# Task brief:
Exactly and only the lines from the first entry through the line with "from matplotlib.ticker import MultipleLocator" should be copied, both ends included, with no pictures.

─── Given data ───

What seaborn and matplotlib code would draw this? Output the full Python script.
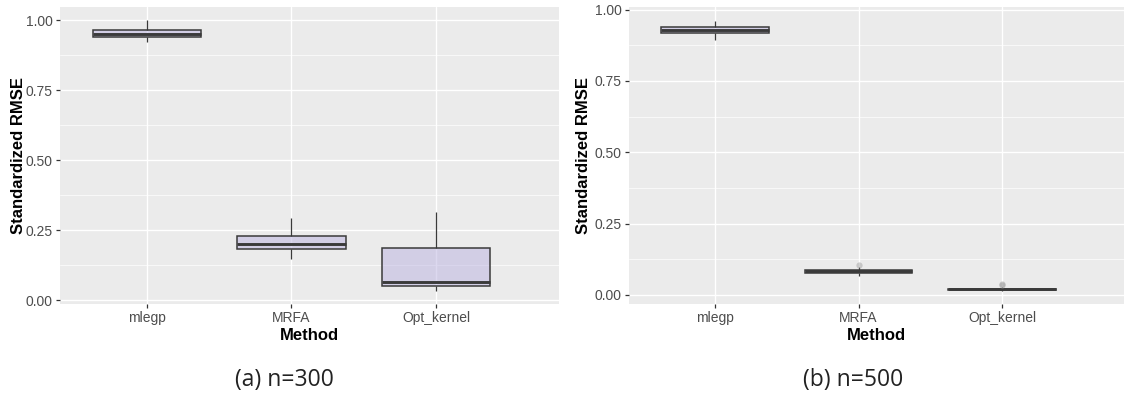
import numpy as np
import pandas as pd
import matplotlib
matplotlib.use("Agg")
import matplotlib.pyplot as plt
import seaborn as sns
from matplotlib.ticker import MultipleLocator

# ---- data (five-number summaries) ----
methods = ["mlegp", "MRFA", "Opt_kernel"]

# n = 300: [lower whisker, Q1, median, Q3, upper whisker]
n300_mlegp = [0.924, 0.940, 0.951, 0.967, 1.000]
n300_mrfa = [0.146, 0.184, 0.203, 0.231, 0.293]
n300_opt = [0.035, 0.050, 0.064, 0.187, 0.315]

# n = 500
n500_mlegp = [0.893, 0.917, 0.927, 0.938, 0.961]
n500_mrfa = [0.066, 0.078, 0.082, 0.086, 0.098]
n500_opt = [0.015, 0.018, 0.020, 0.022, 0.026]

# outliers (n = 500)
n500_out_method = ["MRFA", "Opt_kernel", "Opt_kernel"]
n500_out_value = [0.106, 0.037, 0.034]

y_ticks = [0.00, 0.25, 0.50, 0.75, 1.00]
y_ticklabels = ["0.00", "0.25", "0.50", "0.75", "1.00"]
captions = ["(a) n=300", "(b) n=500"]


def long_frame(groups):
    rows = []
    for m, vals in zip(methods, groups):
        for v in vals:
            rows.append((m, v))
    return pd.DataFrame(rows, columns=["Method", "RMSE"])


df300 = long_frame([n300_mlegp, n300_mrfa, n300_opt])
df500 = long_frame([n500_mlegp, n500_mrfa, n500_opt])
out500 = pd.DataFrame({"Method": n500_out_method, "RMSE": n500_out_value})

# ---- style ----
sns.set_style("darkgrid")
plt.rcParams["font.family"] = ["Liberation Sans", "DejaVu Sans"]

W, H = 1124, 396
fig = plt.figure(figsize=(W / 100, H / 100), dpi=100)

panel_bottom_px, panel_top_px = 304, 7
ax_h = (panel_bottom_px - panel_top_px) / H
ax_y0 = (H - panel_bottom_px) / H
axL = fig.add_axes([60 / W, ax_y0, (559 - 60) / W, ax_h])
axR = fig.add_axes([629 / W, ax_y0, (1124 - 629) / W, ax_h])

fill = (0.733, 0.702, 0.882, 0.5)
edge = "#3a3a3a"

box_kw = dict(
    order=methods,
    whis=np.inf,
    width=0.75,
    showcaps=False,
    boxprops=dict(facecolor=fill, edgecolor=edge, linewidth=1.1),
    medianprops=dict(color=edge, linewidth=2.1),
    whiskerprops=dict(color=edge, linewidth=0.9),
    flierprops=dict(marker=""),
)


def style_axes(ax, ylim, ylabel_x):
    ax.set_facecolor("#EBEBEB")
    ax.set_xlim(-0.6, 2.85)
    ax.set_ylim(*ylim)
    ax.set_yticks(y_ticks)
    ax.set_yticklabels(y_ticklabels)
    ax.yaxis.set_minor_locator(MultipleLocator(0.125))
    ax.grid(which="major", color="white", linewidth=1.0)
    ax.grid(which="minor", axis="y", color="white", linewidth=0.5)
    ax.set_axisbelow(True)
    for s in ax.spines.values():
        s.set_visible(False)
    ax.tick_params(axis="both", which="major", length=3.0, width=0.9,
                   color="#333333", labelcolor="#4D4D4D", labelsize=10,
                   pad=2.2, bottom=True, left=True)
    ax.tick_params(axis="y", which="minor", length=0)
    ax.set_xlabel("Method", fontsize=12, fontweight="bold", color="black")
    ax.set_ylabel("Standardized RMSE", fontsize=12, fontweight="bold", color="black")
    ax.xaxis.set_label_coords(0.5, -0.082)
    ax.yaxis.set_label_coords(ylabel_x, 0.5)


sns.boxplot(data=df300, x="Method", y="RMSE", ax=axL, **box_kw)
style_axes(axL, (-0.013, 1.048), -0.068)

sns.boxplot(data=df500, x="Method", y="RMSE", ax=axR, **box_kw)
sns.stripplot(data=out500, x="Method", y="RMSE", order=methods, ax=axR,
              jitter=False, color="#9a9a9a", alpha=0.45, size=4.5, linewidth=0)
style_axes(axR, (-0.032, 1.009), -0.077)

fig.text(284 / W, 1 - 380 / H, captions[0], ha="center", va="center",
         fontsize=16.5, family=["Open Sans", "DejaVu Sans"], color="#222222")
fig.text(853 / W, 1 - 380 / H, captions[1], ha="center", va="center",
         fontsize=16.5, family=["Open Sans", "DejaVu Sans"], color="#222222")

fig.savefig("out.png", dpi=100)
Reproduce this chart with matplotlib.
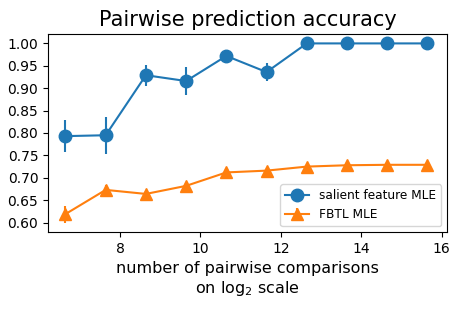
import numpy as np
import matplotlib
matplotlib.use("Agg")
import matplotlib.pyplot as plt

x = np.log2(100 * 2.0 ** np.arange(10))
salient = [0.793, 0.795, 0.929, 0.916, 0.972, 0.936, 1.0, 1.0, 1.0, 1.0]
salient_err = [0.035, 0.041, 0.023, 0.031, 0.010, 0.021, 0.0, 0.0, 0.0, 0.0]
fbtl = [0.619, 0.673, 0.664, 0.682, 0.712, 0.716, 0.725, 0.728, 0.729, 0.729]
fbtl_err = [0.019, 0.012, 0.006, 0.006, 0.005, 0.005, 0.004, 0.003, 0.003, 0.003]

fig = plt.figure(figsize=(4.63, 3.09), dpi=100)
ax = fig.add_axes([48/463, 1 - 232/309, 399/463, 198/309])
ax.errorbar(x, salient, yerr=salient_err, marker='o', markersize=9, color='#1f77b4', label='salient feature MLE')
ax.errorbar(x, fbtl, yerr=fbtl_err, marker='^', markersize=9, color='#ff7f0e', label='FBTL MLE')
ax.set_title('Pairwise prediction accuracy', fontsize=15)
ax.set_xlabel('number of pairwise comparisons\non log$_2$ scale', fontsize=11.5)
ax.set_xticks([8, 10, 12, 14, 16])
ax.set_yticks(np.arange(0.60, 1.001, 0.05))
ax.set_xlim(6.21, 16.13)
ax.set_ylim(0.579, 1.021)
ax.tick_params(labelsize=10)
ax.legend(loc='lower right', fontsize=8.7)
fig.savefig('out.png', dpi=100)
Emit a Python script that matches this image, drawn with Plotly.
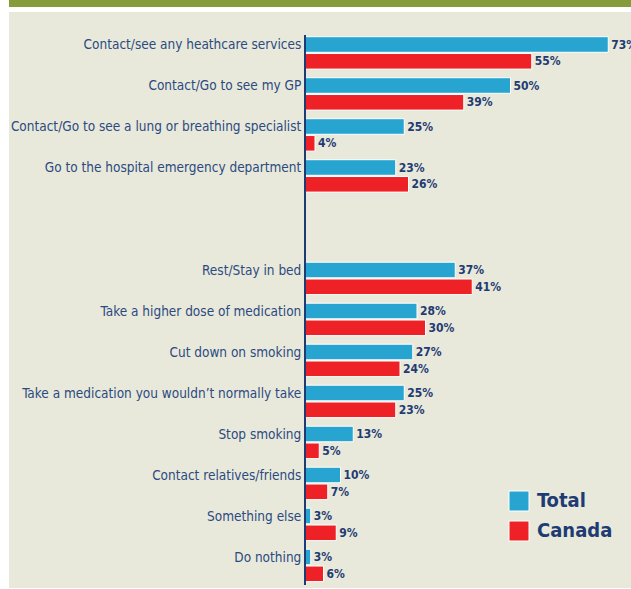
import plotly.graph_objects as go

categories = [
    "Contact/see any heathcare services",
    "Contact/Go to see my GP",
    "Contact/Go to see a lung or breathing specialist",
    "Go to the hospital emergency department",
    "Rest/Stay in bed",
    "Take a higher dose of medication",
    "Cut down on smoking",
    "Take a medication you wouldn\u2019t normally take",
    "Stop smoking",
    "Contact relatives/friends",
    "Something else",
    "Do nothing",
]
total = [73, 50, 25, 23, 37, 28, 27, 25, 13, 10, 3, 3]
canada = [55, 39, 4, 26, 41, 30, 24, 23, 5, 7, 9, 6]
series_names = ["Total", "Canada"]

# layout constants
W, H = 631, 589
ML, MR, MT, MB = 306, 0, 35, 4
GROUP_GAP = 1.5  # extra empty slots between the two groups
positions = [i if i < 4 else i + GROUP_GAP for i in range(len(categories))]

BLUE = "#27a4cf"
RED = "#ee2226"
NAVY = "#1f3b73"
LABEL = "#2c4a82"
BEIGE = "#e8e9da"
GREEN = "#869b3b"
FONT = "Liberation Sans Narrow, DejaVu Sans Condensed, sans-serif"

plot_h = H - MT - MB
plot_w = W - ML - MR
px_per_slot = 41.0
first_center = 44.5
y_top = (MT - first_center) / px_per_slot
y_bot = y_top + plot_h / px_per_slot

x_zero_px = 298.0
px_per_pct = 4.25
x_min = (ML - x_zero_px) / px_per_pct
x_max = x_min + plot_w / px_per_pct

BAR_W = 0.38
OFF = 0.41

def fmt(v):
    return f"{v}%"

fig = go.Figure()
fig.add_trace(go.Bar(
    name=series_names[0], y=positions, x=total, orientation="h",
    width=BAR_W, offset=-BAR_W / 2,
    marker=dict(color=BLUE, line=dict(color="white", width=1)),
    text=[fmt(v) for v in total], textposition="outside",
    textfont=dict(family=FONT, size=12, color=NAVY, weight="bold"),
    cliponaxis=False, constraintext="none", showlegend=False,
))
fig.add_trace(go.Bar(
    name=series_names[1], y=positions, x=canada, orientation="h",
    width=BAR_W, offset=OFF - BAR_W / 2,
    marker=dict(color=RED, line=dict(color="white", width=1)),
    text=[fmt(v) for v in canada], textposition="outside",
    textfont=dict(family=FONT, size=12, color=NAVY, weight="bold"),
    cliponaxis=False, constraintext="none", showlegend=False,
))

def px_x(p):
    return (p - ML) / plot_w

def px_y(p):
    return (H - MB - p) / plot_h

shapes = [
    dict(type="rect", xref="paper", yref="paper", x0=px_x(0), x1=px_x(9), y0=px_y(H), y1=px_y(0),
         fillcolor="white", line=dict(width=0), layer="below"),
    dict(type="rect", xref="paper", yref="paper", x0=px_x(0), x1=px_x(W), y0=px_y(12), y1=px_y(0),
         fillcolor="white", line=dict(width=0), layer="below"),
    dict(type="rect", xref="paper", yref="paper", x0=px_x(9), x1=px_x(W), y0=px_y(7), y1=px_y(0),
         fillcolor=GREEN, line=dict(width=0), layer="below"),
    dict(type="rect", xref="paper", yref="paper", x0=px_x(0), x1=px_x(W), y0=px_y(H), y1=px_y(588),
         fillcolor="white", line=dict(width=0), layer="below"),
]
annotations = []
legend_items = [(series_names[0], BLUE, 491), (series_names[1], RED, 521)]
for name, col, top in legend_items:
    shapes.append(dict(type="rect", xref="paper", yref="paper",
                       x0=px_x(509), x1=px_x(529), y0=px_y(top + 20), y1=px_y(top),
                       fillcolor=col, line=dict(color="white", width=1)))
    annotations.append(dict(xref="paper", yref="paper", x=px_x(535), y=px_y(top + 9),
                            text=name, showarrow=False, xanchor="left", yanchor="middle",
                            font=dict(family=FONT, size=20, color=NAVY, weight="bold")))

fig.update_layout(
    width=W, height=H,
    margin=dict(l=ML, r=MR, t=MT, b=MB, pad=0, autoexpand=False),
    paper_bgcolor=BEIGE, plot_bgcolor=BEIGE,
    barmode="overlay",
    shapes=shapes, annotations=annotations,
    xaxis=dict(range=[x_min, x_max], visible=False, showgrid=False, zeroline=False,
               fixedrange=True, automargin=False),
    yaxis=dict(range=[y_bot, y_top], tickvals=positions, ticktext=categories, automargin=False,
               showgrid=False, zeroline=False, showline=True, linecolor=NAVY, linewidth=2,
               ticks="", tickfont=dict(family=FONT, size=13.5, color=LABEL), fixedrange=True),
    showlegend=False,
)

fig.write_html("out.html")
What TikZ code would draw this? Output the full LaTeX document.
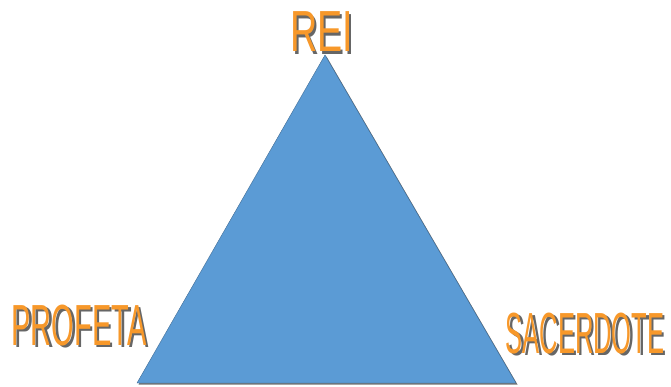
\documentclass[tikz,border=0pt]{standalone}
\usepackage{fontspec}
\setmainfont{Liberation Sans}
\usetikzlibrary{calc}
\definecolor{triblue}{HTML}{5B9BD5}
\definecolor{lblorange}{HTML}{F7982A}
\tikzset{lbl/.style={anchor=base,inner sep=0pt,text=lblorange,font=\fontsize{58}{60}\selectfont},
lblshadow/.style={lbl,text=black!60}}
\begin{document}
\begin{tikzpicture}[x=1pt,y=-1pt]
\useasboundingbox (0,0) rectangle (671,387);
\coordinate (top) at (325,55);
\coordinate (left) at (137,383);
\coordinate (right) at (516,383);
\fill[black!55] ($(top)+(1.5,1.5)$)--($(left)+(1.5,1.5)$)--($(right)+(1.5,1.5)$)--cycle;
\filldraw[fill=triblue,draw=triblue!70!black,line width=0.4pt] (top)--(left)--(right)--cycle;
\node[lblshadow,xscale=0.65] (reishadow) at (324,54.5) {REI};
\node[lbl,xscale=0.65] (rei) at (321.5,52) {REI};
\node[lblshadow,xscale=0.5] (profetashadow) at (81.5,347.5) {PROFETA};
\node[lbl,xscale=0.5] (profeta) at (79,345) {PROFETA};
\node[lblshadow,xscale=0.44] (sacerdoteshadow) at (587.5,355.5) {SACERDOTE};
\node[lbl,xscale=0.44] (sacerdote) at (585,353) {SACERDOTE};
\end{tikzpicture}
\end{document}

───

# Output of the exercise:
What seaborn and matplotlib code would draw this? Output the full Python script.
import numpy as np
import pandas as pd
import matplotlib
matplotlib.use("Agg")
import matplotlib.pyplot as plt
import seaborn as sns
from matplotlib.ticker import MultipleLocator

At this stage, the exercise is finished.